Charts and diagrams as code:

⟨

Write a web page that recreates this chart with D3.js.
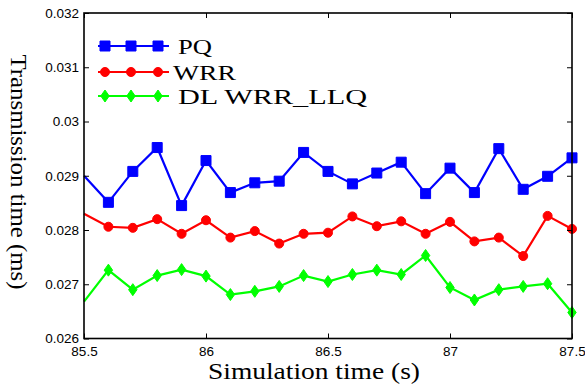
<!DOCTYPE html>
<html>
<head>
<meta charset="utf-8">
<script src="https://cdn.jsdelivr.net/npm/d3@7"></script>
<style>
  html, body { margin: 0; padding: 0; background: #fff; }
  svg { display: block; }
</style>
</head>
<body>
<svg id="chart" width="585" height="386"></svg>
<script>
const times = [85.5,85.6,85.7,85.8,85.9,86.0,86.1,86.2,86.3,86.4,86.5,86.6,86.7,86.8,86.9,87.0,87.1,87.2,87.3,87.4,87.5];
const pqValues = [0.02900,0.02851,0.02908,0.02952,0.02845,0.02928,0.02869,0.02887,0.02890,0.02943,0.02908,0.02885,0.02905,0.02925,0.02867,0.02914,0.02869,0.02950,0.02875,0.02899,0.02933];
const wrrValues = [0.02830,0.02806,0.02804,0.02820,0.02793,0.02818,0.02786,0.02798,0.02775,0.02793,0.02795,0.02825,0.02807,0.02816,0.02793,0.02815,0.02779,0.02786,0.02752,0.02826,0.02802];
const llqValues = [0.02668,0.02726,0.02690,0.02716,0.02727,0.02715,0.02681,0.02687,0.02696,0.02716,0.02705,0.02718,0.02726,0.02718,0.02753,0.02694,0.02671,0.02690,0.02696,0.02701,0.02648];
const seriesNames = ["PQ","WRR","DL WRR_LLQ"];
const xTicks = [85.5,86,86.5,87,87.5];
const xTickLabels = ["85.5","86","86.5","87","87.5"];
const yTicks = [0.026,0.027,0.028,0.029,0.030,0.031,0.032];
const yTickLabels = ["0.026","0.027","0.028","0.029","0.03","0.031","0.032"];
const xTitle = "Simulation time (s)";
const yTitle = "Transmission time (ms)";

const colors = ["#0000ff","#ff0000","#00ff00"];
const markers = ["square","circle","diamond"];
const seriesValues = [pqValues, wrrValues, llqValues];

const L = 84, R = 572, T = 13, B = 338.5;
const svg = d3.select("#chart");
const x = d3.scaleLinear().domain([85.5, 87.5]).range([L, R]);
const y = d3.scaleLinear().domain([0.026, 0.032]).range([B, T]);

function markerPath(type) {
  if (type === "square") return d3.symbol(d3.symbolSquare, 100)();
  if (type === "circle") return d3.symbol(d3.symbolCircle, 64)();
  return "M0,-6L4.2,0L0,6L-4.2,0Z";
}

// series
const line = d3.line().x(d => x(d.t)).y(d => y(d.v));
seriesValues.forEach((vals, i) => {
  const data = times.map((t, j) => ({t, v: vals[j]}));
  svg.append("path").datum(data)
    .attr("fill","none").attr("stroke",colors[i]).attr("stroke-width",2.2)
    .attr("stroke-linejoin","miter").attr("d", line);
  svg.append("g").selectAll("path").data(data.filter(d => d.t > 85.5)).join("path")
    .attr("d", markerPath(markers[i]))
    .attr("transform", d => `translate(${x(d.t)},${y(d.v)})`)
    .attr("fill", colors[i]).attr("stroke", colors[i]).attr("stroke-width", 1);
});

// axes
const fmtX = (d) => xTickLabels[xTicks.indexOf(d)];
const fmtY = (d) => yTickLabels[yTicks.findIndex(v => Math.abs(v - d) < 1e-9)];
const axStyle = g => {
  g.select(".domain").remove();
  g.selectAll("line").attr("stroke","#000").attr("stroke-width",1);
  g.selectAll("text").attr("fill","#000").attr("font-family","'Liberation Sans', Arial, sans-serif").attr("font-size","13.5px");
};
svg.append("g").attr("transform",`translate(0,${B})`)
  .call(d3.axisBottom(x).tickValues(xTicks).tickFormat(fmtX).tickSizeInner(-5).tickSizeOuter(0).tickPadding(8))
  .call(axStyle);
svg.append("g").attr("transform",`translate(0,${T})`)
  .call(d3.axisTop(x).tickValues(xTicks).tickFormat("").tickSizeInner(-5).tickSizeOuter(0))
  .call(axStyle);
svg.append("g").attr("transform",`translate(${L},0)`)
  .call(d3.axisLeft(y).tickValues(yTicks).tickFormat(fmtY).tickSizeInner(-5).tickSizeOuter(0).tickPadding(5))
  .call(axStyle);
svg.append("g").attr("transform",`translate(${R},0)`)
  .call(d3.axisRight(y).tickValues(yTicks).tickFormat("").tickSizeInner(-5).tickSizeOuter(0))
  .call(axStyle);

svg.append("rect").attr("x",L).attr("y",T).attr("width",R-L).attr("height",B-T)
  .attr("fill","none").attr("stroke","#000").attr("stroke-width",1.6);

// titles
const serif = "'Liberation Serif','Times New Roman',serif";
svg.append("text").attr("x",314).attr("y",379).attr("text-anchor","middle")
  .attr("font-family",serif).attr("font-size","24px")
  .attr("textLength",212).attr("lengthAdjust","spacingAndGlyphs").text(xTitle);
svg.append("text").attr("transform","translate(11,172) rotate(90)").attr("text-anchor","middle")
  .attr("font-family",serif).attr("font-size","24px")
  .attr("textLength",235).attr("lengthAdjust","spacingAndGlyphs").text(yTitle);

// legend
const legY = [46, 72, 96];
const legTextX = [178, 173, 178];
const legTextW = [34, 63, 189];
const legMarkX = [105, 131, 158];
seriesNames.forEach((name, i) => {
  const g = svg.append("g");
  g.append("line").attr("x1",98).attr("x2",169).attr("y1",legY[i]).attr("y2",legY[i])
    .attr("stroke",colors[i]).attr("stroke-width",2.2);
  legMarkX.forEach(mx => g.append("path").attr("d",markerPath(markers[i]))
    .attr("transform",`translate(${mx},${legY[i]})`).attr("fill",colors[i]).attr("stroke",colors[i]));
  g.append("text").attr("x",legTextX[i]).attr("y",legY[i]+8)
    .attr("font-family",serif).attr("font-size","22px")
    .attr("textLength",legTextW[i]).attr("lengthAdjust","spacingAndGlyphs").text(name);
});
</script>
</body>
</html>
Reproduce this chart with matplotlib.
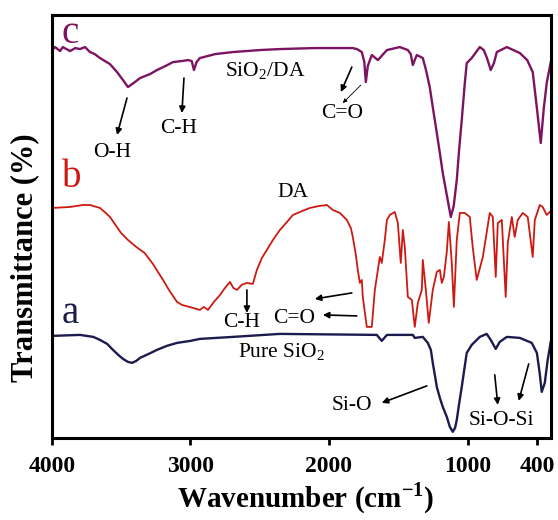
import matplotlib
matplotlib.use("Agg")
import matplotlib.pyplot as plt

plt.rcParams['font.family'] = 'Liberation Serif'
plt.rcParams['mathtext.fontset'] = 'custom'
plt.rcParams['mathtext.rm'] = 'Liberation Serif'
plt.rcParams['mathtext.bf'] = 'Liberation Serif:bold'

# FTIR spectra (wavenumber in cm-1, transmittance in a.u., offset per curve)
wn_c = [4000, 3975, 3940, 3920, 3868, 3830, 3796, 3760, 3724, 3690, 3652, 3580, 3529, 3486, 3450,
        3400, 3363, 3290, 3241, 3180, 3125, 3060, 3017, 2990, 2974, 2955, 2931, 2820, 2693, 2500,
        2354, 2100, 1828, 1799, 1763, 1745, 1734, 1720, 1691, 1647, 1582, 1489, 1431, 1410, 1395,
        1381, 1366, 1323, 1300, 1273, 1250, 1222, 1200, 1179, 1150, 1121, 1100, 1078, 1060, 1042,
        1020, 1006, 970, 912, 883, 860, 833, 810, 789, 717, 623, 570, 530, 500, 472, 450, 429, 400]
t_c = [388, 391, 387, 391, 387, 390, 389, 391, 386, 384, 380, 374, 366, 358, 351,
       356, 360, 364, 368, 372, 376, 377, 378, 377, 368, 376, 380, 384, 386, 388,
       389, 390, 390, 389, 386, 376, 356, 372, 383, 378, 388, 391, 388, 384, 373,
       378, 383, 380, 368, 351, 330, 305, 285, 265, 243, 221, 232, 258, 290, 318,
       355, 375, 380, 391, 388, 380, 368, 375, 386, 391, 385, 378, 366, 330, 295, 330, 355, 376]

wn_b = [4000, 3868, 3774, 3724, 3652, 3610, 3580, 3530, 3500, 3450, 3390, 3330, 3270, 3197, 3150,
        3096, 3060, 2981, 2931, 2902, 2873, 2830, 2786, 2750, 2714, 2690, 2664, 2630, 2592, 2549,
        2520, 2484, 2448, 2404, 2354, 2303, 2260, 2210, 2138, 2070, 2015, 1972, 1921, 1871, 1842,
        1828, 1806, 1792, 1777, 1763, 1756, 1727, 1691, 1669, 1633, 1619, 1597, 1582, 1561, 1525,
        1503, 1482, 1467, 1453, 1431, 1402, 1381, 1359, 1330, 1323, 1301, 1280, 1251, 1222, 1200,
        1186, 1171, 1150, 1135, 1114, 1099, 1078, 1056, 1020, 984, 963, 934, 890, 840, 818,
        797, 782, 753, 725, 710, 681, 660, 638, 602, 566, 530, 515, 479, 458, 429, 407]
t_b = [230, 231, 233, 233, 230, 225, 221, 211, 205, 198, 191, 185, 174, 158, 147,
       136, 133, 130, 128, 131, 128, 136, 143, 150, 156, 150, 148, 153, 155, 154,
       168, 180, 188, 198, 208, 216, 223, 226, 230, 232, 233, 228, 225, 218, 210,
       201, 183, 168, 155, 158, 141, 111, 111, 148, 181, 175, 198, 218, 223, 226,
       215, 175, 208, 191, 141, 138, 111, 135, 148, 178, 148, 115, 148, 166, 168,
       155, 161, 186, 216, 175, 131, 198, 225, 225, 221, 191, 158, 181, 225, 221,
       161, 215, 218, 141, 195, 221, 201, 218, 225, 221, 181, 218, 233, 231, 223, 226]

wn_a = [4000, 3796, 3700, 3652, 3600, 3558, 3520, 3486, 3450, 3421, 3390, 3363, 3300, 3241, 3170,
        3096, 3000, 2931, 2693, 2354, 1655, 1619, 1582, 1395, 1381, 1323, 1287, 1265, 1251, 1235,
        1222, 1200, 1179, 1150, 1128, 1107, 1090, 1078, 1060, 1042, 1020, 1006, 970, 912, 862,
        833, 797, 768, 717, 623, 537, 500, 480, 465, 443, 422, 400]
t_a = [102, 103, 101, 98, 94, 88, 83, 79, 76, 75, 77, 80, 84, 88, 92,
       95, 97, 99, 101, 104, 103, 97, 103, 103, 100, 101, 95, 88, 75, 62,
       51, 40, 31, 21, 11, 6, 10, 18, 35, 51, 72, 85, 93, 101, 104,
       98, 89, 96, 101, 100, 95, 85, 65, 46, 55, 78, 96]

tick_pos = [4000, 3000, 2000, 1000, 500]
tick_labels = ['4000', '3000', '2000', '1000', '400']

col_c = '#7d1461'
col_b = '#cc1a12'
col_a = '#1b1b4d'

fig = plt.figure(figsize=(5.58, 5.2), dpi=100)
ax = fig.add_axes([0.0927, 0.158, 0.8943, 0.813])

ax.plot(wn_c, t_c, color=col_c, lw=1.7)
ax.plot(wn_b, t_b, color=col_b, lw=1.3)
ax.plot(wn_a, t_a, color=col_a, lw=1.7)

ax.set_xlim(4000, 400)
ax.set_ylim(0, 423)
ax.set_xticks(tick_pos)
ax.set_xticklabels(tick_labels, fontsize=17, fontweight='bold')
ax.set_yticks([])
ax.tick_params(axis='x', direction='out', length=5, width=2, pad=8)
for s in ax.spines.values():
    s.set_linewidth(2.2)

# curve letters
ax.text(3926, 395, 'c', color=col_c, fontsize=28, ha='left', va='baseline')
ax.text(3926, 251, 'b', color=col_b, fontsize=28, ha='left', va='baseline')
ax.text(3926, 115, 'a', color=col_a, fontsize=28, ha='left', va='baseline')

fs = 15.5
ax.text(2462, 362, r'SiO$_{\mathrm{2}}$/DA', fontsize=fs, ha='center', va='baseline')
ax.text(3565, 281, 'O-H', fontsize=fs, ha='center', va='baseline')
ax.text(3082, 305, 'C-H', fontsize=fs, ha='center', va='baseline')
ax.text(1906, 320, 'C=O', fontsize=fs, ha='center', va='baseline')
ax.text(2260, 241, 'DA', fontsize=fs, ha='center', va='baseline')
ax.text(2628, 111, 'C-H', fontsize=fs, ha='center', va='baseline')
ax.text(2253, 115, 'C=O', fontsize=fs, ha='center', va='baseline')
ax.text(2340, 80, r'Pure SiO$_{\mathrm{2}}$', fontsize=fs, ha='center', va='baseline')
ax.text(1834, 28, 'Si-O', fontsize=fs, ha='center', va='baseline')
ax.text(753, 13, 'Si-O-Si', fontsize=fs, ha='center', va='baseline')

arrow = dict(arrowstyle='-|>', color='black', lw=1.2, mutation_scale=9, shrinkA=0, shrinkB=0)
thin = dict(arrowstyle='-|>', color='black', lw=0.6, mutation_scale=6, shrinkA=0, shrinkB=0)
arrows = [((3457, 340), (3529, 303)),
          ((3046, 360), (3061, 325)),
          ((1835, 371), (1914, 346)),
          ((2592, 148), (2592, 125)),
          ((1835, 145), (2102, 139)),
          ((1799, 122), (2044, 123)),
          ((1294, 52), (1619, 35)),
          ((804, 63), (782, 33)),
          ((559, 74), (631, 37))]
for tail, head in arrows:
    ax.annotate('', xy=head, xytext=tail, arrowprops=arrow)
ax.annotate('', xy=(1900, 335), xytext=(1770, 353), arrowprops=thin)

fig.text(306 / 558, 1 - 498 / 520, r'Wavenumber (cm$^{\mathbf{-1}}$)', fontsize=21,
         fontweight='bold', ha='center', va='center')
fig.text(25 / 558, 1 - 258 / 520, 'Transmittance (%)', fontsize=22, fontweight='bold',
         rotation=90, ha='center', va='center')

fig.savefig('out.png', dpi=100)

⟩

Which lines above contain the word "matplotlib"? Copy each of them.

**COMPLETE RESPONSE**:
Reproduce this chart with matplotlib.
import matplotlib
matplotlib.use("Agg")
import matplotlib.pyplot as plt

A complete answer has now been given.